Paul Goble
Staunton, March 6 – The Kremlin had
no reason to be afraid of the impact of Boris Nemtsov’s conclusion that there
are Russian troops fighting in Ukraine. Despite Moscow’s denials, everyone
knows that is the case. But it did have reason to be worried about the sources
of his information: the mothers of soldiers who fought and died there.
That is because, Moscow commentator
Svetlana Samoylova says, his use of the soldiers’ mothers threatened to win
broader sympathy for their plight and thus to create the basis for a new and
broader anti-war movement in the Russian Federation, something that Vladimir
Putin does not want (politcom.ru/18652.html).
Whether that risk was “a sufficient
basis” for Nemtsov’s murder, of course, is something that is impossible to
know, she says, “for as Yekaterina Schulmann noted in ‘Vedomosti’ there is no
sense in searching for rationality in the actions of those who order and
organize political crimes – they live in a different information field.”
Two days ago, Ilya Yashin, a
colleague of Nemtsov’s, said he would be publishing the report on Russian
troops that his murdered colleague had prepared, and yesterday, the Reuters
news agency, citing Olga Shorina, another Nemtsov co-worker, published several
portions of that study concerning the participation of Russian troops in the fighting
in Ukraine.
Both Shorina and Yashin confirmed
that Nemtsov was preparing to include in his report details of his
conversations with the mothers and other family members of Russian soldiers who
had fought and in some cases died while fighting in Ukraine and thus demonstrate
that Putin is lying when he says there are no Russian troops there.

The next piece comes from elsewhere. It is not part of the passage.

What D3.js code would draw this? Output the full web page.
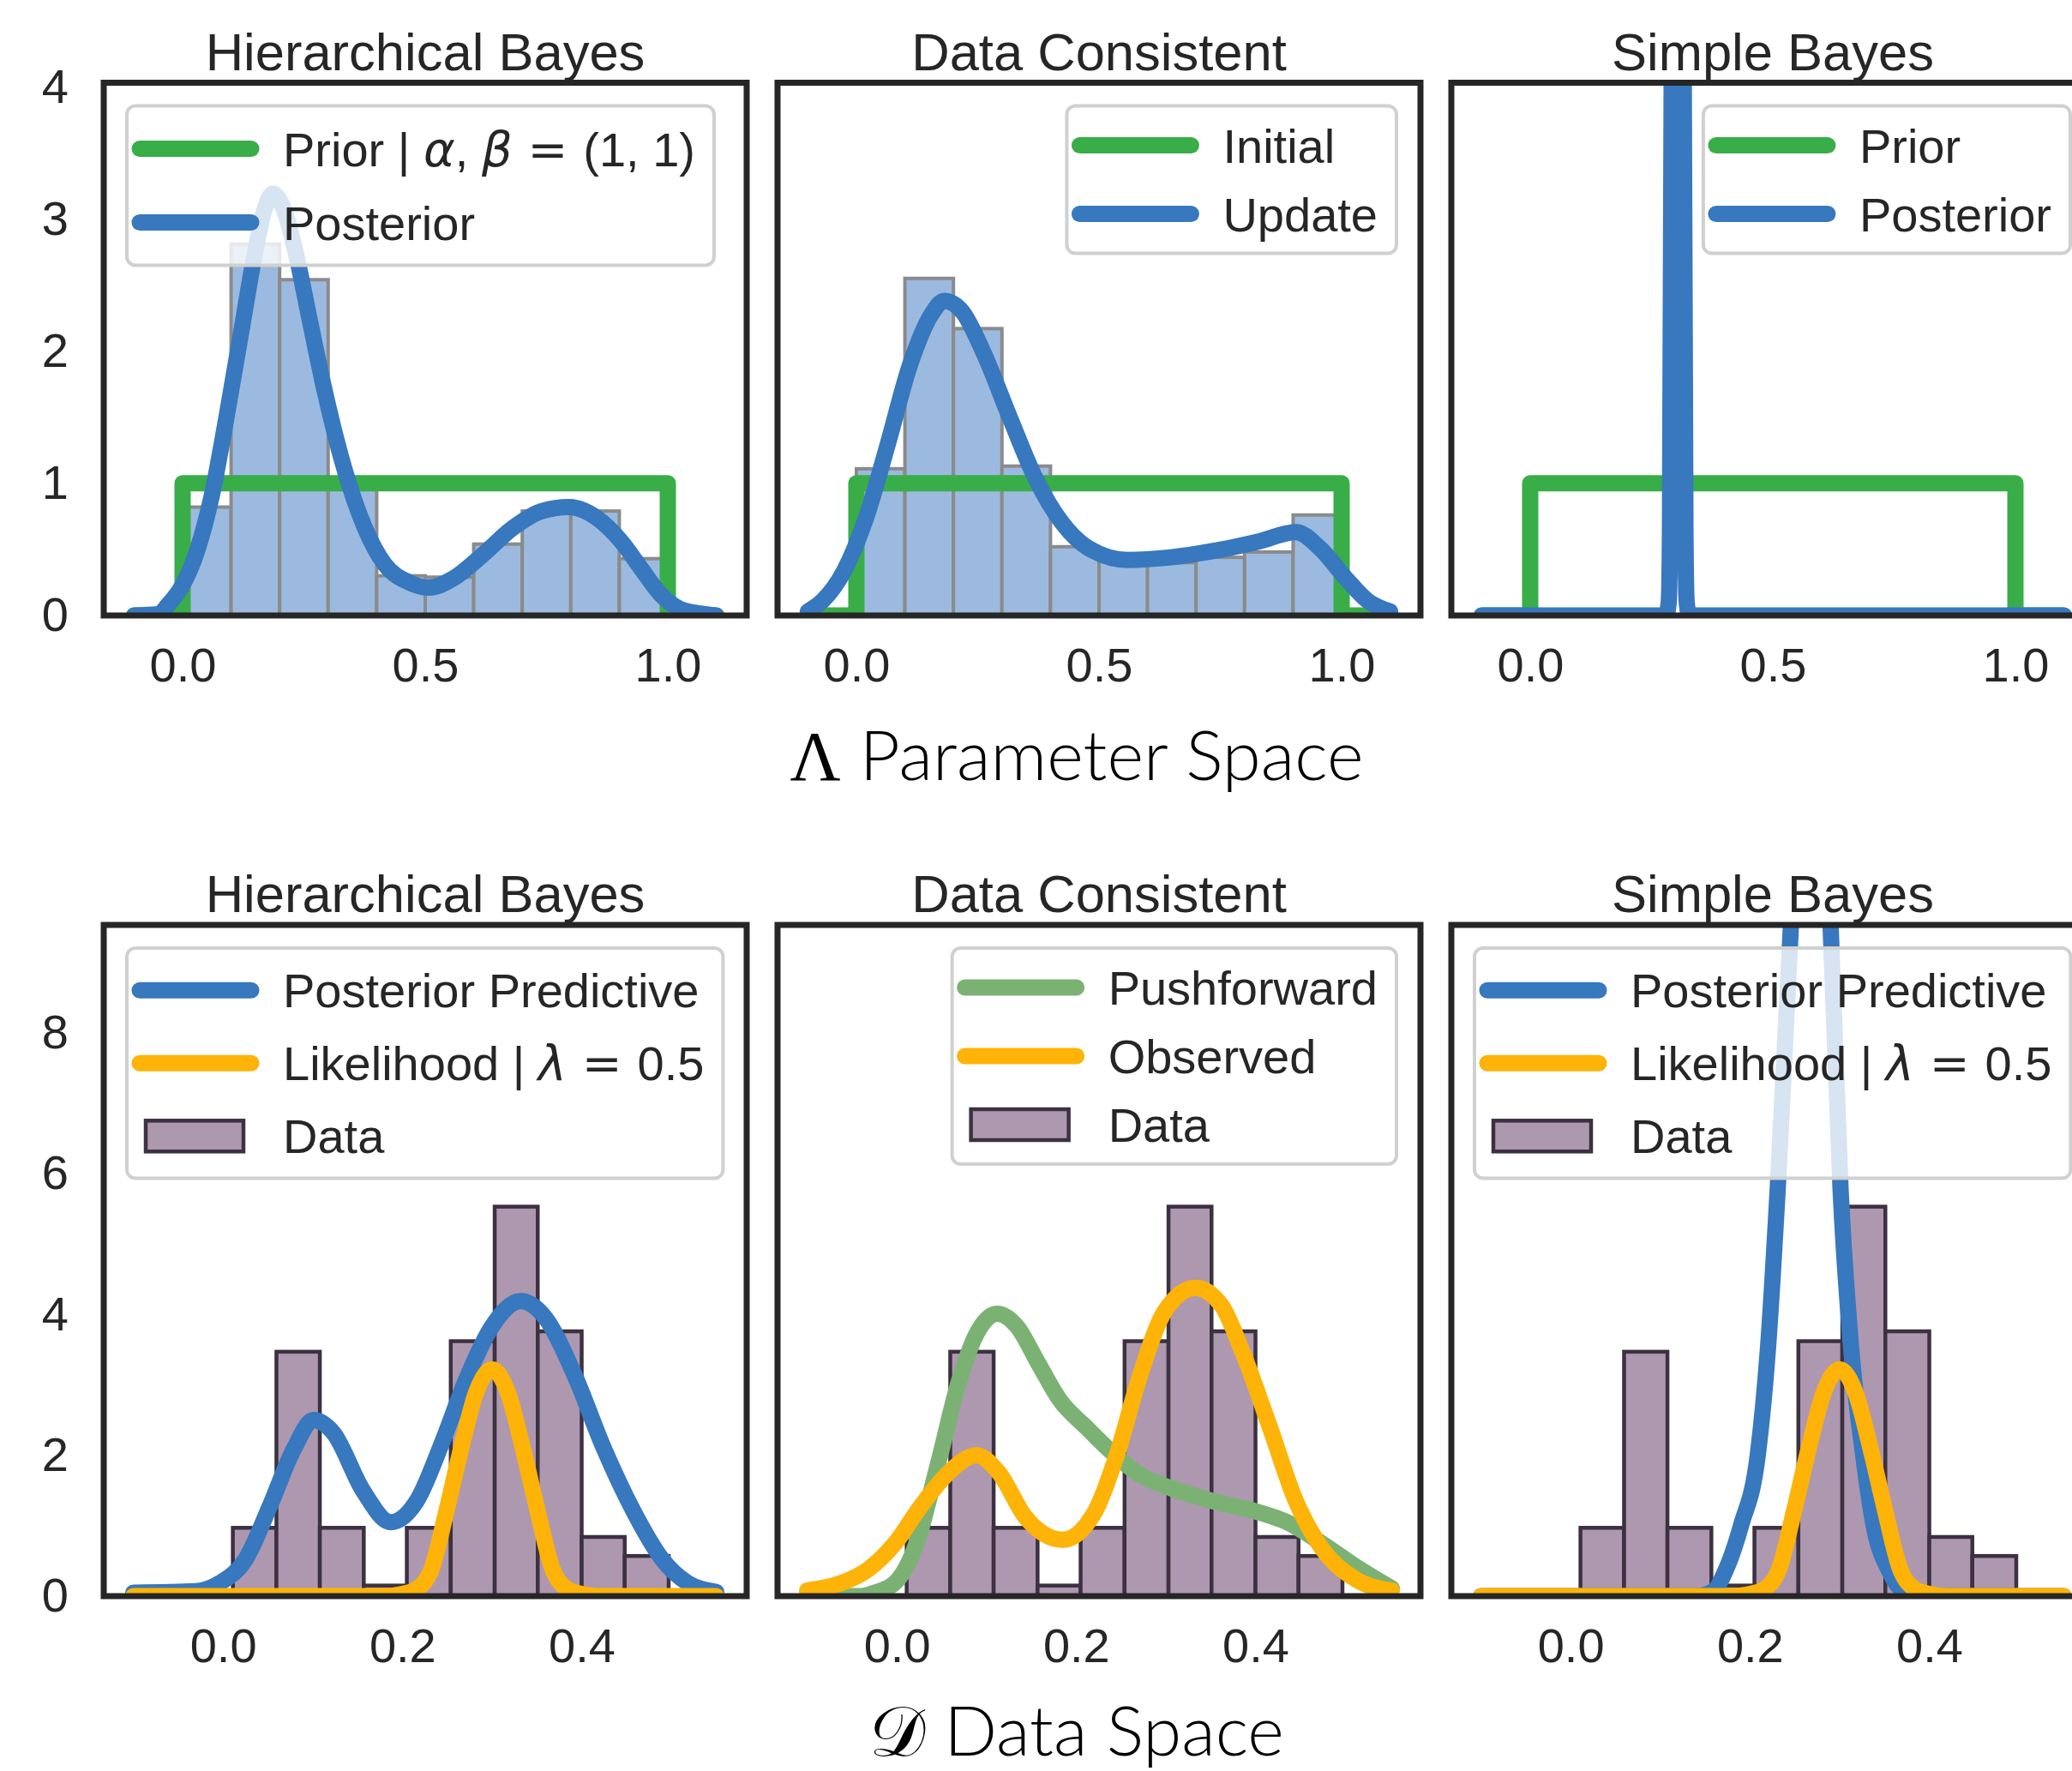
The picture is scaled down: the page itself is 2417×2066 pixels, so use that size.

Samoylova suggests that it is highly
unlikely that the publication of yet another piece of evidence that Moscow has
sent troops into Ukraine would unnerve the Kremlin given how many news outlets
in the Russian Federation have already reported that fact. “However,” she adds,
“in this situation, there is one ‘but.’ And that is
this:
“Nemtsov
was not simply collecting information and preparing an information bomb,” the
commentator says. “He was trying to work directly with mothers and with the
soldiers themselves and thus creating a completely real threat of the socialization
of the problem,” a far more serious development from Putin’s point of view.
“In
other words,” Samoylova argues, the accusation could acquire a face, that of
the soldiers’ mothers, and that face “could elicit sympathy in society and a
sense of injustice” because it would become obvious to all that the Putin
regime was not prepared to show honor and respect to those who had died in its
behalf.
For
Russians, as for other nations, such a sense of injustice could prove far more
powerful than establishing the facts that the Kremlin continues to deny.